DeLay, who is facing campaign finance fraud charges in Texas, stepped down from his leadership post last fall. Three days after Abramoff pleaded guilty in January to charges of bilking Indian tribes out of millions of dollars and conspiring to bribe public officials, DeLay announced that he would not seek to reclaim the leadership post.

Insiders said DeLay decided to leave Congress after determining that the unraveling lobbying and influence scandal could doom his candidacy. One said Rudy's plea "crystallized" the decision to quit the race. Polls showed that DeLay's re-election chances were being weighed down by questions about his character and credibility, all attributable to his legal problems. DeLay and his top aides recognized that they could do virtually nothing to combat those kinds of concerns, people close to him said.

"The last 18 months have been politically debilitating" for DeLay, said former Republican Rep. Bill Paxon of New York.

But Republicans also recognize that their problems could go far beyond DeLay. Most expect new corruption revelations in the coming weeks, with investigations continuing into conduct by Rep. Bob Ney, an Ohio Republican who surrendered a committee chairmanship this year under suspicion that he took bribes from Abramoff, and other former top House leadership aides.

"I don't think we've seen the last shoe drop here," one senior House Republican aide said. "There's going to be an ongoing trickle."

DeLay's imminent exit leaves Bush without an influential figure in the House. Despite his legal problems, DeLay still enjoyed considerable power, especially among conservatives who comprise the chamber's center of gravity.

Now the White House, consumed with its own personnel shake-up and facing complaints from restive Republicans that Bush has mishandled key issues and failed to communicate with them, has substantial work ahead to repair relations on Capitol Hill.
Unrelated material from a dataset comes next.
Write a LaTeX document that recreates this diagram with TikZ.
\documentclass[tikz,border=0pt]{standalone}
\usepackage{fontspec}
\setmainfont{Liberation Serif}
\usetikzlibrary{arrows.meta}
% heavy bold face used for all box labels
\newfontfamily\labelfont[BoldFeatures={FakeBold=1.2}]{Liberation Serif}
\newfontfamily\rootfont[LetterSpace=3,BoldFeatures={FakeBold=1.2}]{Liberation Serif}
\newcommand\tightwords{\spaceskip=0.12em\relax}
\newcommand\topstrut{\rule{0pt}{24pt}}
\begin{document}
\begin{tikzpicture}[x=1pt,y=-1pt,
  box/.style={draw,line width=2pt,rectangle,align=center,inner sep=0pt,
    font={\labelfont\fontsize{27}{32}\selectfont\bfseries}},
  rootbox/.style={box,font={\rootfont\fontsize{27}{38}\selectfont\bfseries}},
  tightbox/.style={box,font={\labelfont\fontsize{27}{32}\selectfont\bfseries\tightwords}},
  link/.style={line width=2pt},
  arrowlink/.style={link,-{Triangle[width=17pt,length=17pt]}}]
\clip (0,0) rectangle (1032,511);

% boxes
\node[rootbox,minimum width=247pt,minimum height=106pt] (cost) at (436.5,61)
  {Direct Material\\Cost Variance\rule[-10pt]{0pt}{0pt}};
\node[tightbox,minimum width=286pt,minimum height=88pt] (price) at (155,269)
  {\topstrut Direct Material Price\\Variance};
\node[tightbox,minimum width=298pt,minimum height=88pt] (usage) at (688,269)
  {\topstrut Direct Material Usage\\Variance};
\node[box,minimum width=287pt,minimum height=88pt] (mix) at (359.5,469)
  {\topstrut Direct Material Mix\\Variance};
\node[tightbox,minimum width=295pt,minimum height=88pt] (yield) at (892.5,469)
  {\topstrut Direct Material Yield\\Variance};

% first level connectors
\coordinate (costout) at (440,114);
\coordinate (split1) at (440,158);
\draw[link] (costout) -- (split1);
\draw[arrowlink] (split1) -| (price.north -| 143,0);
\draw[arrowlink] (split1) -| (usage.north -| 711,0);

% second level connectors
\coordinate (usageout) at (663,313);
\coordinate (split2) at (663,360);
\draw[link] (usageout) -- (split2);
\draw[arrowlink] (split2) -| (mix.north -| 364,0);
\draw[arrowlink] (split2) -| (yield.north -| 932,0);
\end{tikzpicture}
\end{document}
DeLay "was obviously the go-to guy when the going got tough, and they'll have to find the next go-to person. There's no time to wait," said Stuart Roy, DeLay's former communications director.

"Is it a void that can never be filled? No - the White House has other channels - but this is one foot soldier they'll miss," said Greg Crist, a former top Republican leadership aide.

The White House played down the effect of DeLay's departure on Bush's agenda. Asked whether the president regretted DeLay's plans, White House press secretary Scott McClellan said, "The decision has been made, and now it's time to move forward and continue working with congressional leaders to build upon our record."

In their public comments yesterday, House Republican leaders praised DeLay's tenure and expressed sorrow at his impending departure.